— START OF Exercise inputs —

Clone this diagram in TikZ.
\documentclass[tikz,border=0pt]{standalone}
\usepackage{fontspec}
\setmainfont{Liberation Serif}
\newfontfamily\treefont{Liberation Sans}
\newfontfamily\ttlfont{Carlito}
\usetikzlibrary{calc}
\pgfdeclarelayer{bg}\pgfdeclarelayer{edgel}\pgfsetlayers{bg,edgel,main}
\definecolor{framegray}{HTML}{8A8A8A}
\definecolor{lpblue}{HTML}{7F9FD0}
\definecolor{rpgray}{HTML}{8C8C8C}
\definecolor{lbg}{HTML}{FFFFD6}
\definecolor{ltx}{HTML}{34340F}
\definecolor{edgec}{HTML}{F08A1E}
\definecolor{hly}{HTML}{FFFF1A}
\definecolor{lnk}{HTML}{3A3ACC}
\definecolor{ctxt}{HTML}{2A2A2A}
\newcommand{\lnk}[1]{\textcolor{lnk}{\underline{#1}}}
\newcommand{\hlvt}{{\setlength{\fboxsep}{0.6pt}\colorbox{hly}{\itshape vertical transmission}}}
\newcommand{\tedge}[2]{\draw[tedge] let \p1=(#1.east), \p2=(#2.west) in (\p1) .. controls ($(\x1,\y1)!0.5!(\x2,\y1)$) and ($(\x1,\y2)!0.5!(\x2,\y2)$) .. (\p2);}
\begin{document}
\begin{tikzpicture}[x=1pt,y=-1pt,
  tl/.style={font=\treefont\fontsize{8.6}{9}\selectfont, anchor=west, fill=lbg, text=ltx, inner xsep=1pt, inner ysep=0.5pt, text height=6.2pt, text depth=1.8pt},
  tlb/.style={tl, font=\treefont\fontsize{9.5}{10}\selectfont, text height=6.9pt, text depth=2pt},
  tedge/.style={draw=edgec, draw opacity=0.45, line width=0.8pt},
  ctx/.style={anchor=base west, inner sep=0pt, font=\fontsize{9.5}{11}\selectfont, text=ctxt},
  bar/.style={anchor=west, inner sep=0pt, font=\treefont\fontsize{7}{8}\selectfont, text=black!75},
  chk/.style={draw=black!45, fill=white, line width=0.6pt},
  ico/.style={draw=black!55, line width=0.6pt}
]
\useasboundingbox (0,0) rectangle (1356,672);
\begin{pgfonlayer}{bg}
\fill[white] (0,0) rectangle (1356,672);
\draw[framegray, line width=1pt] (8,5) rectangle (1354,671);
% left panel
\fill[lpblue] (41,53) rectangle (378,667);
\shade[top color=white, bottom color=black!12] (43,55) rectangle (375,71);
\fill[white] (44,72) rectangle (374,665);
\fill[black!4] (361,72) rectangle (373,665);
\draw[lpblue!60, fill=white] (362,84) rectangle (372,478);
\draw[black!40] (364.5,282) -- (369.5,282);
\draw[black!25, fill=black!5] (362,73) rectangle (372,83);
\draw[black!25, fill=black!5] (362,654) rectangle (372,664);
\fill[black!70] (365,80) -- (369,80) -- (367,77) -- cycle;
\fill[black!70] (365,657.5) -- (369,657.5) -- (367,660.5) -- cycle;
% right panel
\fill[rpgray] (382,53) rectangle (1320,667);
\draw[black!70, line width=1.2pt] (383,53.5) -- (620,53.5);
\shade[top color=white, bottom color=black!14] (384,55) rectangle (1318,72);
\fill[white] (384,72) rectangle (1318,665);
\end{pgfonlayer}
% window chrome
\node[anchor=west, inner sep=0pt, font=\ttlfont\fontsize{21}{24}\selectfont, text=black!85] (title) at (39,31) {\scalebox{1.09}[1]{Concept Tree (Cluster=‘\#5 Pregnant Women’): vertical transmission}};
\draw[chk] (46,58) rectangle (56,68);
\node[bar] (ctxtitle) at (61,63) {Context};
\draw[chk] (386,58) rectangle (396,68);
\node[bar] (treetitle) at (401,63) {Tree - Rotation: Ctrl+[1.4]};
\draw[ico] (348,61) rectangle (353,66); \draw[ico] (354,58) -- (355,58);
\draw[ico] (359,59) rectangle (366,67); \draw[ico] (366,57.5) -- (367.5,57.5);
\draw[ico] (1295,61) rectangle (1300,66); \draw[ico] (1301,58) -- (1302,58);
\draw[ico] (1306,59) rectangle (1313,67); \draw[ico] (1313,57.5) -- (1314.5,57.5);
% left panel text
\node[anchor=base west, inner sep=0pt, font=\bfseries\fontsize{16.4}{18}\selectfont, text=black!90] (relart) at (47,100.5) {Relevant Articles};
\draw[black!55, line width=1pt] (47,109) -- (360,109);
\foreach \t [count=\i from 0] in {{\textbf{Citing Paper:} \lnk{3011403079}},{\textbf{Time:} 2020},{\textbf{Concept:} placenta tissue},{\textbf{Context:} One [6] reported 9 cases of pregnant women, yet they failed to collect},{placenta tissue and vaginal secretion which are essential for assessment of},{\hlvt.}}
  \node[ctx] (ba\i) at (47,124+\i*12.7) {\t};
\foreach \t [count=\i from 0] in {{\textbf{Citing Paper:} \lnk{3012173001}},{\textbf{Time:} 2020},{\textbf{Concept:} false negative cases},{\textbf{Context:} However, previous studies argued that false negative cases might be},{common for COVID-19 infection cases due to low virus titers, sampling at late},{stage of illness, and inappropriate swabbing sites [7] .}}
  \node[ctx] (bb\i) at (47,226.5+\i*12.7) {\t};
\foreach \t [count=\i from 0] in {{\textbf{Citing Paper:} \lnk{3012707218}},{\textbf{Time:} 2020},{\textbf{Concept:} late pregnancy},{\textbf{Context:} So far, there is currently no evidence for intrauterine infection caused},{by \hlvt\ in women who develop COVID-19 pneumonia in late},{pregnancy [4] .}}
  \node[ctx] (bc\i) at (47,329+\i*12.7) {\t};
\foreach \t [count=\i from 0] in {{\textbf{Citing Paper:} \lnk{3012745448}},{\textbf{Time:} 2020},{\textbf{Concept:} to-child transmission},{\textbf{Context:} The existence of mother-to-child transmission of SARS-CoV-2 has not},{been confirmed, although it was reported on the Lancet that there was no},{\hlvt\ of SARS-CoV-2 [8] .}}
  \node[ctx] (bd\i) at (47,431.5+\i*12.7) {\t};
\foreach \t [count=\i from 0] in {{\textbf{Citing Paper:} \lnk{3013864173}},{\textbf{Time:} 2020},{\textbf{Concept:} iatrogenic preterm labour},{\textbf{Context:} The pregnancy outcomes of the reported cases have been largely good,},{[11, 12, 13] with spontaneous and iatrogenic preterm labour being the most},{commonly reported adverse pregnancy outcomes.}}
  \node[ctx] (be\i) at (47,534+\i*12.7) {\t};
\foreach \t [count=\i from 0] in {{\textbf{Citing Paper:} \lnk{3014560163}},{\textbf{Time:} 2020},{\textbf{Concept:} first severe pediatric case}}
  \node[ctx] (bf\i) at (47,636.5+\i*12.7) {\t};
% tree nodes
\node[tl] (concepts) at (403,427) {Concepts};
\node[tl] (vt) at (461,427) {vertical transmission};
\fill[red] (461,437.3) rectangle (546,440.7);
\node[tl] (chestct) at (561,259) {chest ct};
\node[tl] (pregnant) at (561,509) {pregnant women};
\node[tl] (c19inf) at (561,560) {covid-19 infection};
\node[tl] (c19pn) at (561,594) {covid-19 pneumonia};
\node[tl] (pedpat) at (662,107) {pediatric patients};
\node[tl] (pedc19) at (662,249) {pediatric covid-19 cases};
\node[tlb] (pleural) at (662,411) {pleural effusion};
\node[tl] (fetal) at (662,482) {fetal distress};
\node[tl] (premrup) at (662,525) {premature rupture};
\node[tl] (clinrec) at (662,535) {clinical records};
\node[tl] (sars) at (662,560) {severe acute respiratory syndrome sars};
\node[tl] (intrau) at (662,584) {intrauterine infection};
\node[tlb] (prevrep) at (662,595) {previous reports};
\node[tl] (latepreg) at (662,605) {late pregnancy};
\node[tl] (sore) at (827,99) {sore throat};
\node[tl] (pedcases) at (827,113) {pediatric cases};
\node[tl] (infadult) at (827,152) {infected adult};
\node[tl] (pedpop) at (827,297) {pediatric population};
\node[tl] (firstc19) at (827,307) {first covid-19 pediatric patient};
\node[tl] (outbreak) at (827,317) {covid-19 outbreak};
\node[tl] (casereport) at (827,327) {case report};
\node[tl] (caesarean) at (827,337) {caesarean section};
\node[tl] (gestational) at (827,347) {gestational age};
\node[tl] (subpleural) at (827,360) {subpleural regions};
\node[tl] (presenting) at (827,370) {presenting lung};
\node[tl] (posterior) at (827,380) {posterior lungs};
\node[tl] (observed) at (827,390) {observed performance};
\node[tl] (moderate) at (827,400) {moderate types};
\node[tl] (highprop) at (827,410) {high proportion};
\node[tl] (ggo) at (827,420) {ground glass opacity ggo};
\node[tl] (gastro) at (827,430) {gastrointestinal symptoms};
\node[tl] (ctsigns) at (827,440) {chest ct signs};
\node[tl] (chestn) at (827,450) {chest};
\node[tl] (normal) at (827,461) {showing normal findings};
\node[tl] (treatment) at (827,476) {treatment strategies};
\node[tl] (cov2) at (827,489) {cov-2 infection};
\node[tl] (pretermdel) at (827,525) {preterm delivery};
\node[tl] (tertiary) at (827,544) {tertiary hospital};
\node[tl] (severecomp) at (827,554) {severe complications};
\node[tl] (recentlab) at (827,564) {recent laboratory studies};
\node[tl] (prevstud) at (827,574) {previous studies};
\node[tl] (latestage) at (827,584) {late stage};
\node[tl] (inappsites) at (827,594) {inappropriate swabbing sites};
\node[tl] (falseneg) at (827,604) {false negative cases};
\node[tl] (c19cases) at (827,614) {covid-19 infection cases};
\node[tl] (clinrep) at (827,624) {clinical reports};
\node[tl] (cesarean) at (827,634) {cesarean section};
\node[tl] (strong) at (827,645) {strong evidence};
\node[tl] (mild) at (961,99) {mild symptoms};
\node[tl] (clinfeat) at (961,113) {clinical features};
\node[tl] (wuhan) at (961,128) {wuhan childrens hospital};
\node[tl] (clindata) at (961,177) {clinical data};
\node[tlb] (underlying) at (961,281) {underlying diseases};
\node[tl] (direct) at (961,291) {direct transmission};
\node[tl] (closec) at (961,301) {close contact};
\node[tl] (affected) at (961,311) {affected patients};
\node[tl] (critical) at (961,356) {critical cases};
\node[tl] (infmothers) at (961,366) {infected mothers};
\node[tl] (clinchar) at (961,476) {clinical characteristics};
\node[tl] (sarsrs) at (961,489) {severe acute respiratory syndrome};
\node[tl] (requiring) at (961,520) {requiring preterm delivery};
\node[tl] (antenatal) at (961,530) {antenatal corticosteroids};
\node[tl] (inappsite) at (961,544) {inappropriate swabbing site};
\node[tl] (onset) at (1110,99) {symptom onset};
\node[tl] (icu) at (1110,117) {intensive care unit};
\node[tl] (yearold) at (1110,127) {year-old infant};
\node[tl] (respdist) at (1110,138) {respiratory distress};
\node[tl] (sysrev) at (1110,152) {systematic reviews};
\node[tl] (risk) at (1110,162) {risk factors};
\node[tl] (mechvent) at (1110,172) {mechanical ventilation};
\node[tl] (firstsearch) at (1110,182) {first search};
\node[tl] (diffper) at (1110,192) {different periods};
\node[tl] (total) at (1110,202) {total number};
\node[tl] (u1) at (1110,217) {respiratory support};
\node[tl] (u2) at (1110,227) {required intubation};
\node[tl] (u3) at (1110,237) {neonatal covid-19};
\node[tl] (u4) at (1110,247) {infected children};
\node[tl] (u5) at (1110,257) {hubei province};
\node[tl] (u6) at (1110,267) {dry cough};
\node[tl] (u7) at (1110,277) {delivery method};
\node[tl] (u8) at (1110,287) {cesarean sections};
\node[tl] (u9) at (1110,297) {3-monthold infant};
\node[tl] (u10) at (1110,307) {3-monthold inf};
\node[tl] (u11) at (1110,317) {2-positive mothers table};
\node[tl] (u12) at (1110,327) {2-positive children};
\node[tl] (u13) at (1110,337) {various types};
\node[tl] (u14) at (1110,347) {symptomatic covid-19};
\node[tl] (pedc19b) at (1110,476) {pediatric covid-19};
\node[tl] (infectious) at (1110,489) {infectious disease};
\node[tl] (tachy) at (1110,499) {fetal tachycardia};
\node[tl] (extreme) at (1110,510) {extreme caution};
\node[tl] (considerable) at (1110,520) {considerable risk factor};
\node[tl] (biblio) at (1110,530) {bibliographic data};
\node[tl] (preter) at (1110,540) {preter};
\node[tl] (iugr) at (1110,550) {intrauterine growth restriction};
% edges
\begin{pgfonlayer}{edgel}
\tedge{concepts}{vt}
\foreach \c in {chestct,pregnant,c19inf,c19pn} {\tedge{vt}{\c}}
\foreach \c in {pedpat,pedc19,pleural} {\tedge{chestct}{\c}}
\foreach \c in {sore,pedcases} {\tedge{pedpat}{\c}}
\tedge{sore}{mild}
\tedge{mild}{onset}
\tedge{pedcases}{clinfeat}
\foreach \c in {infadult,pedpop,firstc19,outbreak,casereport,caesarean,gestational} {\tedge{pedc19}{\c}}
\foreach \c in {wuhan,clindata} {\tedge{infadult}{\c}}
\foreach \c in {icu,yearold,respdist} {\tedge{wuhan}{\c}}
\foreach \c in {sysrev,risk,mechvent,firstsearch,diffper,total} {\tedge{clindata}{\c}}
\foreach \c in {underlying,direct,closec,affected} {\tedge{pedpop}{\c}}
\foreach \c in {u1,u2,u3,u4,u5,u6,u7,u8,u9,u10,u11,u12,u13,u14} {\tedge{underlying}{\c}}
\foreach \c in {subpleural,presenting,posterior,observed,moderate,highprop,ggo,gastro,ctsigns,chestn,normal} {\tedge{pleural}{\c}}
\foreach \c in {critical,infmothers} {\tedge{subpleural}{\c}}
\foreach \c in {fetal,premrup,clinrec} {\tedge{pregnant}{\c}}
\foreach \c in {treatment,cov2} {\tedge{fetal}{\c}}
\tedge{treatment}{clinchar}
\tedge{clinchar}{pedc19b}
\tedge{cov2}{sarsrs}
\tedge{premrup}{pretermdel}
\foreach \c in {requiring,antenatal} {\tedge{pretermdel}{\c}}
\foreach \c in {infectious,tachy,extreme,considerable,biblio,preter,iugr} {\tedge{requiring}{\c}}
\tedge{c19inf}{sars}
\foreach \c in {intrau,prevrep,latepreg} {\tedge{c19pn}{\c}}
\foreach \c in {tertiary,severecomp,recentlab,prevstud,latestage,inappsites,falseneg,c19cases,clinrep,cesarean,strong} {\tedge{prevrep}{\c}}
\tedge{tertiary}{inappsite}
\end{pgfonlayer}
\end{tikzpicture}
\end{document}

— END OF Exercise inputs —
— START OF Exercise inputs —

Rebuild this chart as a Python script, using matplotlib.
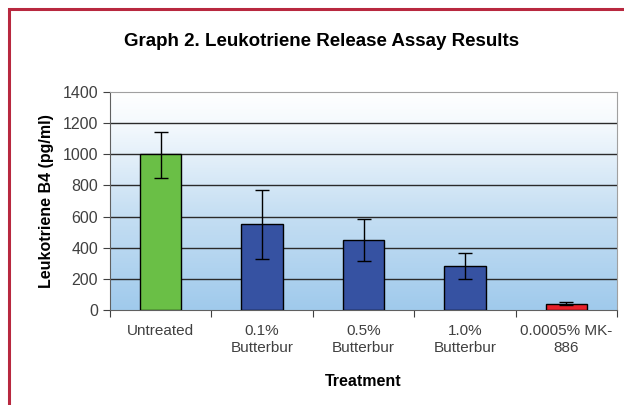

— END OF Exercise inputs —
— START OF Exercise inputs —

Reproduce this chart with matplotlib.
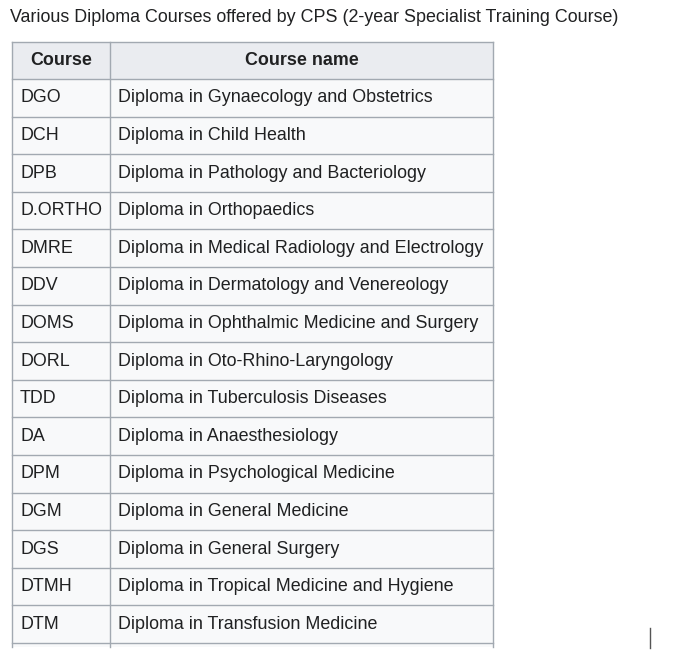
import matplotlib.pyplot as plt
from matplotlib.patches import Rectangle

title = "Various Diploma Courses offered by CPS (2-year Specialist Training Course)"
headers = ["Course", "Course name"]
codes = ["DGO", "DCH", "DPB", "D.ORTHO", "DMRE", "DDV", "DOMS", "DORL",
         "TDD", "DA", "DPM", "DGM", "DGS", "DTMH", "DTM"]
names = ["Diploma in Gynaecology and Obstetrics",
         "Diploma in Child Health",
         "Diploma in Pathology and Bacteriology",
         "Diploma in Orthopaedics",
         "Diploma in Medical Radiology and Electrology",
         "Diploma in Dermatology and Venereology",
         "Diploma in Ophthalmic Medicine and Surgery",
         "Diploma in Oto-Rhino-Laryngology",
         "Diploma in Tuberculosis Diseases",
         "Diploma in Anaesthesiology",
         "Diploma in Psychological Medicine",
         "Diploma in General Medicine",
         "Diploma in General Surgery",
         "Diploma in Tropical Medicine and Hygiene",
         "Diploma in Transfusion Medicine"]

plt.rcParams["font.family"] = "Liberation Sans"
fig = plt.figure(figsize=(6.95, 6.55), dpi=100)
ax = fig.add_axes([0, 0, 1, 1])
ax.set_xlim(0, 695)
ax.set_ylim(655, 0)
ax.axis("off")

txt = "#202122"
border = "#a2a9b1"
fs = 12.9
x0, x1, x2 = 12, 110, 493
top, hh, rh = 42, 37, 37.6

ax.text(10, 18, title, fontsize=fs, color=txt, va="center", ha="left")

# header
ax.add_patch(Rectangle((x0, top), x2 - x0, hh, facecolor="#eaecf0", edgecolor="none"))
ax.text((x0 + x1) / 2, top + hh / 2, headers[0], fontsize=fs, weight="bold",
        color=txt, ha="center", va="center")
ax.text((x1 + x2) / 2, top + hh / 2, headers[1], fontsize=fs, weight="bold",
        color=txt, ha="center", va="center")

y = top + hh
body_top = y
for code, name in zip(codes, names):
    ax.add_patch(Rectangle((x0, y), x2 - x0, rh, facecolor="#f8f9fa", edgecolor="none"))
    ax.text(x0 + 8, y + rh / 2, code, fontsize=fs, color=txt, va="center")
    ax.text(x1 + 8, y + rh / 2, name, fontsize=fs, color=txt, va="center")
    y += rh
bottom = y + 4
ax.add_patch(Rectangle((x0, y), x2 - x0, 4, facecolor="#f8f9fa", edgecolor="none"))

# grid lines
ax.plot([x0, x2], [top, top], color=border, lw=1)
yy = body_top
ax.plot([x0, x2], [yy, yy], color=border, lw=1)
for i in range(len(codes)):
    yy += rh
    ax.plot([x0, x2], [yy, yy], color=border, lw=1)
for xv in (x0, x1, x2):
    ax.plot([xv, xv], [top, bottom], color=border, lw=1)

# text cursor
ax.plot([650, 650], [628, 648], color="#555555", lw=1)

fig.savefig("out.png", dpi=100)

— END OF Exercise inputs —

## Set problem
Exactly the lines starting at the line containing "Reproduce this chart with matplotlib." and ending at the line containing "from matplotlib.patches import Rectangle" should be transcribed, both included; omit the pictures.

## Written solution
Reproduce this chart with matplotlib.
import matplotlib.pyplot as plt
from matplotlib.patches import Rectangle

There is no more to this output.